The penultimate track is the single “Got Nuffin.” It’s a song that’s been around for a while now, on its own EP that came out last year.  It’s another upbeat and aggressive track, though not as much as “Written in Reverse.”  Unfortunately, it’s not as catchy as older singles, but serves more as an introduction for their new sound.  An introduction in the sense that the song came out before the album, not because it’s a latter track on the album.

Lastly is “Nobody Gets Me But You.”  It’s a very minimalist track in the sense of normal instruments.  However, it’s probably the most chaotic song on Transference.  While the groove stays the same through most of the song, sounds come in out of nowhere at times.  The musical anarchy that occurs is a fitting end for an album so unsettled, so unstable, so tumultuous as this one.

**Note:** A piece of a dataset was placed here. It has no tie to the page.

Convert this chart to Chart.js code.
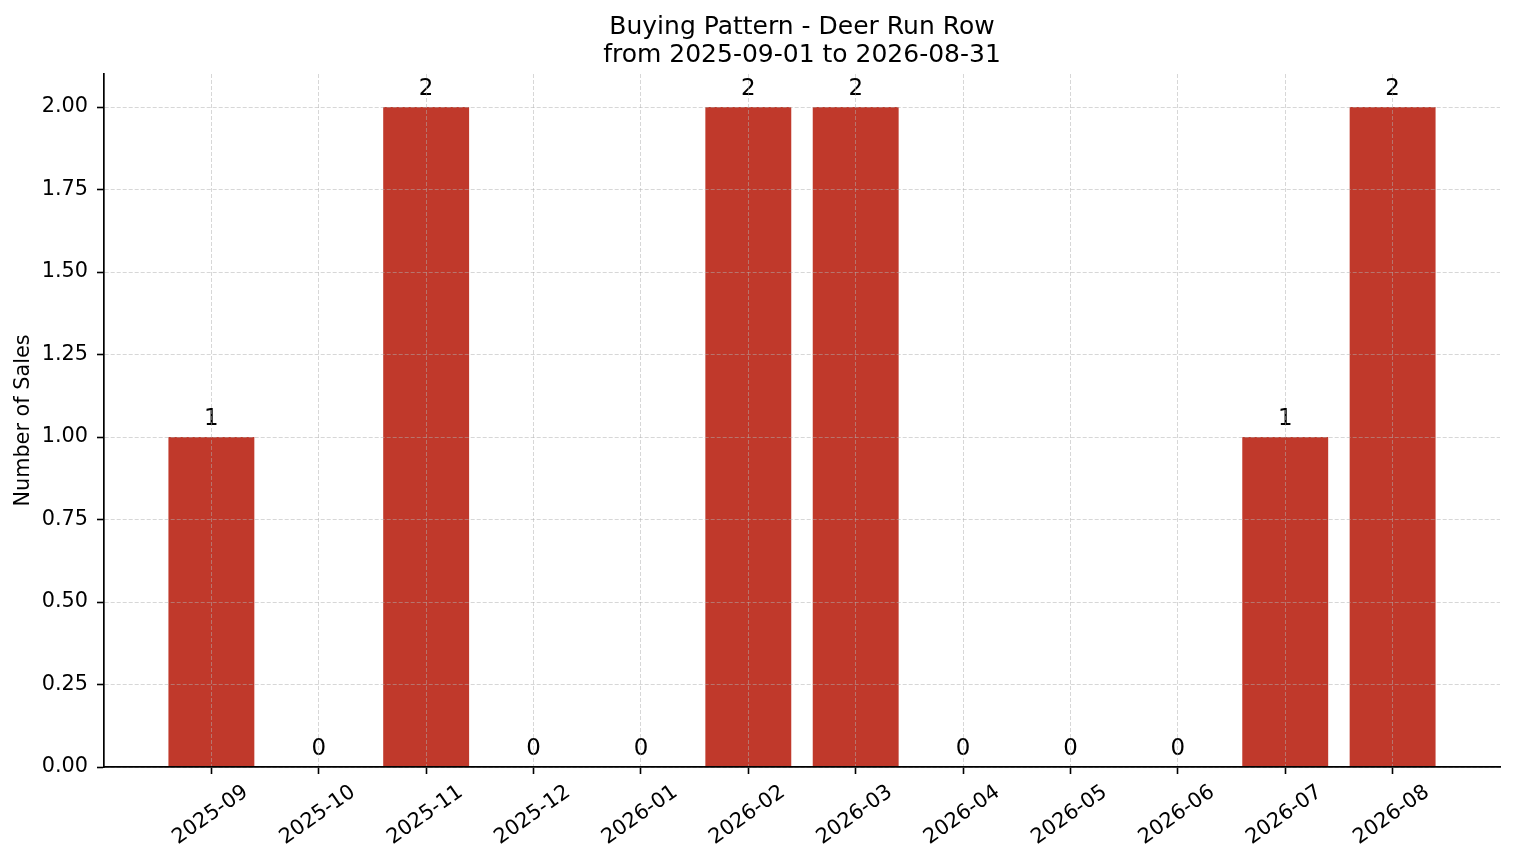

Spoon have made an intrinsically challenging record.  And if you’re willing to listen, truly listen to Transference and let the band push your preconceived notions of music and sounds into abstraction, it’ll be an album that will mean so much to you.  It’s an utterly great album that may take a while to grow on you, but it’s completely worth the confusion and defiance that it causes.  Much like the idea of still buying physical albums in such a digital age, it’s an art that you simply have to work at, but it becomes much more sentimental to you if you follow through with it.